Renowned scholar joins Kennedy School and Radcliffe Institute
Khalil Gibran Muhammad named professor of history, race, and public policy; will be Suzanne Young Murray Professor at Radcliffe
Khalil Gibran Muhammad has been named professor of history, race, and public policy at Harvard Kennedy School (HKS) and appointed the Suzanne Young Murray Professor at the Radcliffe Institute for Advanced Study, both institutions jointly announced today.
Muhammad currently serves as director of the Schomburg Center for Research in Black Culture of The New York Public Library (NYPL), one of the leading research facilities dedicated to the study of the African diaspora. He is also a visiting professor at the City University of New York. His academic appointments at Harvard begin on July 1.
Muhammad previously served as associate professor of history at Indiana University. His academic work focuses on racial criminalization and the origins of the carceral state. He is the author of “The Condemnation of Blackness: Race, Crime, and the Making of Modern Urban America” (Harvard University Press, 2010), which won the 2011 John Hope Franklin Best Book Award in American Studies. His articles and scholarship have appeared in many publications, including The New York Times, The New Yorker, and The Washington Post.

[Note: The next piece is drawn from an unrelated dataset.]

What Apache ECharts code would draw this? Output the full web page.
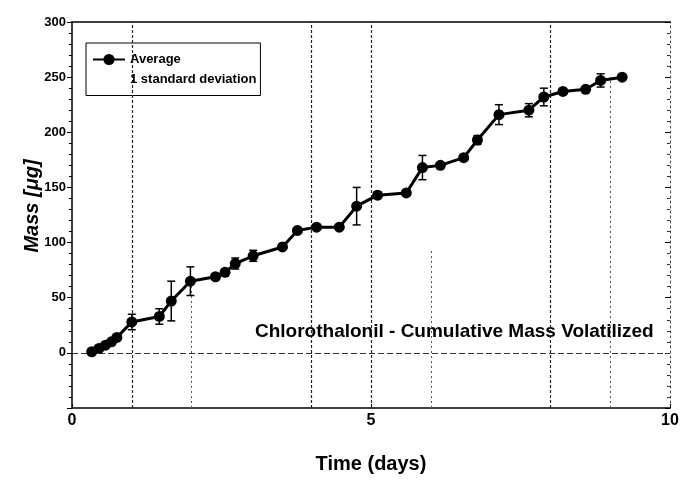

“Professor Muhammad will amplify the Kennedy School’s capacity to train leaders and solve problems at the intersection of race, ethnicity, and public policy. His historical scholarship on the construction and policing of criminality in the United States is more relevant now than ever,” said HKS Acting Dean Archon Fung. “Professor Muhammad helps us understand our past and apply that to current issues so that we can move powerfully into a positive future.”
As the Suzanne Young Murray Professor at the Radcliffe Institute, Muhammad will spend two of his first five years at Harvard as a Radcliffe Fellow, one of 50 leading scholars, scientists, and artists pursuing innovative work across disciplinary boundaries. The Radcliffe Professorship program brings leading talent to Harvard by offering time and resources to engage in advanced work, within a unique intellectual community that allows new faculty to build connections within and beyond the Harvard campus.
“Radcliffe professors strengthen Harvard because they enhance the excellence and diversity of the faculty,” said Lizabeth Cohen, dean of the Radcliffe Institute. “We are thrilled that the institute helped bring Professor Muhammad — a leading scholar on matters of race, social justice, and opportunity, and a fellow historian — to Cambridge.”
“With their commitment to scholarly excellence and knowledge in the service of the public good, I could not be more pleased to join my new colleagues at the Harvard Kennedy School and the Radcliffe Institute,” Muhammad said. “In my new role, I will build on what I learned leading the Schomburg Center, a world-class research, civic, and cultural institution, which has helped to sustain the black public sphere and expand the meaning and practice of American democracy for the past 90 years. Given the challenges of racial and social injustices sweeping the nation, there is a tremendous need to carry that work forward by deepening the historical context for the many public policies that have brought us to this point.”
Muhammad is a native of the South Side of Chicago. He graduated with a bachelor’s degree in economics from the University of Pennsylvania and received his Ph.D. in American history from Rutgers University, specializing in 20th-century U.S. and African-American history. He also holds honorary doctorates from The New School (2013) and Bloomfield College (2014).